Problem description: Below are the records; give again exactly the lines from the one containing "Emit a Python" through the one containing "from matplotlib.path import Path", leaving out pictures.

##### Input for this task #####

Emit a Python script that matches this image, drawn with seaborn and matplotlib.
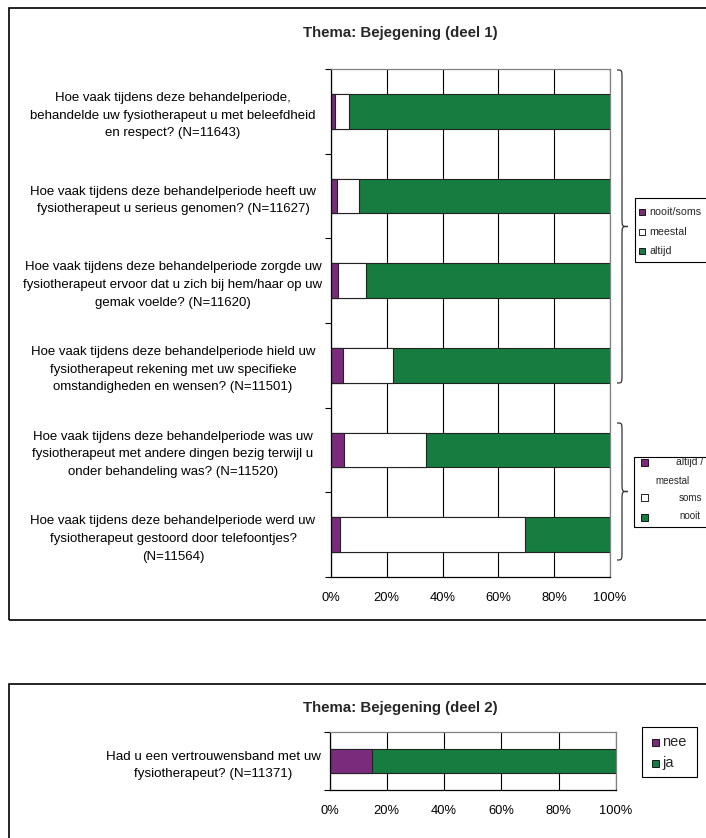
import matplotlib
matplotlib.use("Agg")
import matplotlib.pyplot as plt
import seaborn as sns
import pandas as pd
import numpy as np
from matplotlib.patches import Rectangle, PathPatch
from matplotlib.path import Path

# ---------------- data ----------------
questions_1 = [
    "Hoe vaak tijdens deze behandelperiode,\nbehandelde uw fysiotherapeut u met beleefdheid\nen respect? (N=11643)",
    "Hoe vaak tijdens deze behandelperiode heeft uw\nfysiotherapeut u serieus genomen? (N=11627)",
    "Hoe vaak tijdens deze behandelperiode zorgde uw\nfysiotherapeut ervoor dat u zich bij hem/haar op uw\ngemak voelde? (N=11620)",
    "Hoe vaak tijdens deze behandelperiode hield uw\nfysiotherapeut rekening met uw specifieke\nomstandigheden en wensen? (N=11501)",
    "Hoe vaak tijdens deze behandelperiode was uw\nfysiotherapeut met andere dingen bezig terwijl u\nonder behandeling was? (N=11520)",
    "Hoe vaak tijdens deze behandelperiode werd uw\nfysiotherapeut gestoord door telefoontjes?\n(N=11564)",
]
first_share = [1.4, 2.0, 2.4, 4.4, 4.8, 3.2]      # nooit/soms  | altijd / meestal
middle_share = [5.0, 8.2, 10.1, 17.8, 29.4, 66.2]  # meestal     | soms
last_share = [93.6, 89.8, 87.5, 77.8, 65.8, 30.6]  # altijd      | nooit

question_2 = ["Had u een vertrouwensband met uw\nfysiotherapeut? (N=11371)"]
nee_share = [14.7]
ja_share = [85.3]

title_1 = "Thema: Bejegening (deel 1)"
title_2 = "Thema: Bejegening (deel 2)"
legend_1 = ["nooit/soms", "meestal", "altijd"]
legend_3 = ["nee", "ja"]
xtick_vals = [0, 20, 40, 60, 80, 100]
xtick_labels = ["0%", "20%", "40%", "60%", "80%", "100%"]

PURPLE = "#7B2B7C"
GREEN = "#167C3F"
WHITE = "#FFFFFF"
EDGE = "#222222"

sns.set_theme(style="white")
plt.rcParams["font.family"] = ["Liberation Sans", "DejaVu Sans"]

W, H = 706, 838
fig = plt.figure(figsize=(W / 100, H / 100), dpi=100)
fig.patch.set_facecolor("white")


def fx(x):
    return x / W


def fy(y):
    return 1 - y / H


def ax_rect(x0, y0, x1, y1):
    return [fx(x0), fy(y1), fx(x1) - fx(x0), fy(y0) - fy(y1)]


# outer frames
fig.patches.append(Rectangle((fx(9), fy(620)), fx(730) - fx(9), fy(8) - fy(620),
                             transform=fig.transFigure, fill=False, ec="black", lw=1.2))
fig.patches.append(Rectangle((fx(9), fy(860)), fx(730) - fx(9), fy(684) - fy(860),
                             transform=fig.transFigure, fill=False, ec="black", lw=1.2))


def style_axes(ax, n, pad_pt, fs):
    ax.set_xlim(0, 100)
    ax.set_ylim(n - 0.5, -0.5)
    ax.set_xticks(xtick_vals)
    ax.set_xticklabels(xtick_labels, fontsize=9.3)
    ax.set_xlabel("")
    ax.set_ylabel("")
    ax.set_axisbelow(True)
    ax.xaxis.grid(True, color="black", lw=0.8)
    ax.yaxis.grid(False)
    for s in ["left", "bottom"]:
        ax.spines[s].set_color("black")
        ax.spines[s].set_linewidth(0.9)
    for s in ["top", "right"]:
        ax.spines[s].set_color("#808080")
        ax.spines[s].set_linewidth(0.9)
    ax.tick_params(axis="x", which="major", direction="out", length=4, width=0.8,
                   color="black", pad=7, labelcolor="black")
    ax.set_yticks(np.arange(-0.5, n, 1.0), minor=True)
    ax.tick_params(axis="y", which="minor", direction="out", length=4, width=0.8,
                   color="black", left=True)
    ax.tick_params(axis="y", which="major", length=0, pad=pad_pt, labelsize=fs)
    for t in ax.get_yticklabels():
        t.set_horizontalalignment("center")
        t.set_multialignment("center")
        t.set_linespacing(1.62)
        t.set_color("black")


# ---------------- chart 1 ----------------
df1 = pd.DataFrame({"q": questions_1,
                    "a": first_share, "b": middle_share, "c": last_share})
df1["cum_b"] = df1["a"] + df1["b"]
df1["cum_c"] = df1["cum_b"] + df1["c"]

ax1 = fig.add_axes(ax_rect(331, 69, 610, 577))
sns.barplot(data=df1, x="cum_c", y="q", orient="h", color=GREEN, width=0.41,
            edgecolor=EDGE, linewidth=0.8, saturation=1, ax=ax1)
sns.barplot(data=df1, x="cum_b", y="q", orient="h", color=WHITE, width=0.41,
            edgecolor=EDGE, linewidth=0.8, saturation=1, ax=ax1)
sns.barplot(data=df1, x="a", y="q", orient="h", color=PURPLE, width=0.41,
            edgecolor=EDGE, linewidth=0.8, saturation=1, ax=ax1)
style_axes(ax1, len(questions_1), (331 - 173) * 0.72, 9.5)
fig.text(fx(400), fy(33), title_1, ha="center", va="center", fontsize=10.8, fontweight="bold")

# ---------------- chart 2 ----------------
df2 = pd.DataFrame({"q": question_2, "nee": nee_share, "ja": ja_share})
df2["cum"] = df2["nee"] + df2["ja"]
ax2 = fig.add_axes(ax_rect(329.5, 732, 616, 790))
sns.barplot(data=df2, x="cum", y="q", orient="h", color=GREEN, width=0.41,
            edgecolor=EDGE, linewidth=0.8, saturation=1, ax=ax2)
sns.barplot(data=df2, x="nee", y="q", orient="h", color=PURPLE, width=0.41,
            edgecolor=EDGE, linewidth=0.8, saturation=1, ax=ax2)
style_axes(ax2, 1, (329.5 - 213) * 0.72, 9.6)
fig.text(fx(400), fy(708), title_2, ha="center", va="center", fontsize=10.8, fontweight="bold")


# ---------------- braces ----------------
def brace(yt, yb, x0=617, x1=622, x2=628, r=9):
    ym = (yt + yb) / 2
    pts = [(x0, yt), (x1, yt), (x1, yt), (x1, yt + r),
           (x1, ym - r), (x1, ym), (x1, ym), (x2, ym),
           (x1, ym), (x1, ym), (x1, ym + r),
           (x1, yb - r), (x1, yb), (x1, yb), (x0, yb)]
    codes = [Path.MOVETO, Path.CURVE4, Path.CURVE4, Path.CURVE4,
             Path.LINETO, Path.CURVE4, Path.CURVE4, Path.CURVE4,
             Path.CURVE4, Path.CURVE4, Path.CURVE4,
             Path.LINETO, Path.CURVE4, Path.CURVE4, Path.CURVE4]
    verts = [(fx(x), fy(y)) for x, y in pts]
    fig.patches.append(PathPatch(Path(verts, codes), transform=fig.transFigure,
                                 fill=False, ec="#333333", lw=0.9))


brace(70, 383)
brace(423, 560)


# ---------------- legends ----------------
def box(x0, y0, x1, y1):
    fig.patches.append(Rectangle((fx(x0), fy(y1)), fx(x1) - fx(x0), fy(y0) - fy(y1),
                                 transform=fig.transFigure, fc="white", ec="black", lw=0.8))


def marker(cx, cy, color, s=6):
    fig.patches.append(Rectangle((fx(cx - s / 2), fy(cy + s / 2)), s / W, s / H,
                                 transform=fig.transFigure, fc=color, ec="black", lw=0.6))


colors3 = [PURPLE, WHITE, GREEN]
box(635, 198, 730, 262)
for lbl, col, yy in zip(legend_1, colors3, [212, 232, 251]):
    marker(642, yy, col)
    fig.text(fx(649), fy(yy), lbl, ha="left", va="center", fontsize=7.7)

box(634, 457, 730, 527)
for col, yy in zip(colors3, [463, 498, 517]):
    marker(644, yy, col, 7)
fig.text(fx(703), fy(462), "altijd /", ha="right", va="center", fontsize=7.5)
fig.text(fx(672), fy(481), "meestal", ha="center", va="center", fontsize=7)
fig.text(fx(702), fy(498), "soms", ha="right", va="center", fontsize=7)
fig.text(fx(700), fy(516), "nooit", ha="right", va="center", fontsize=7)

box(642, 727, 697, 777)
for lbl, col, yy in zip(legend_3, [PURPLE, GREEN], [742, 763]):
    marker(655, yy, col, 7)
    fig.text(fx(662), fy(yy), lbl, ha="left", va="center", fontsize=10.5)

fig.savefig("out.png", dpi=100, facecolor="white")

#####
##### Input for this task #####

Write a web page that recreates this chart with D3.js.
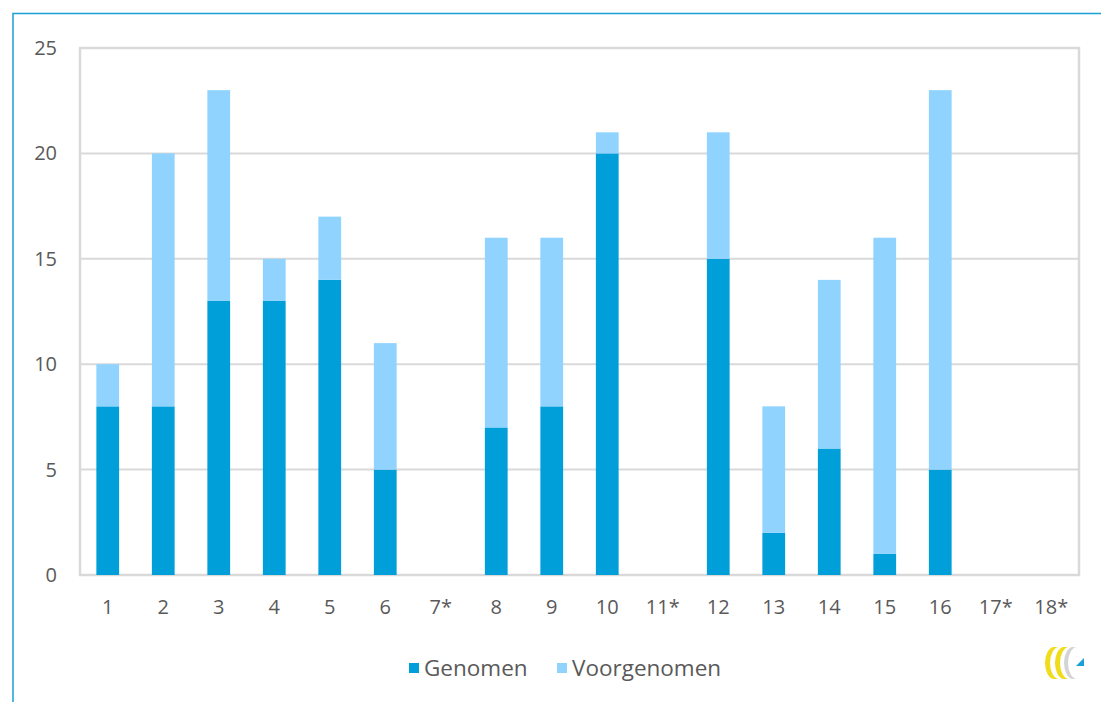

#####

Solution to this problem:
Emit a Python script that matches this image, drawn with seaborn and matplotlib.
import matplotlib
matplotlib.use("Agg")
import matplotlib.pyplot as plt
import seaborn as sns
import pandas as pd
import numpy as np
from matplotlib.patches import Rectangle, PathPatch
from matplotlib.path import Path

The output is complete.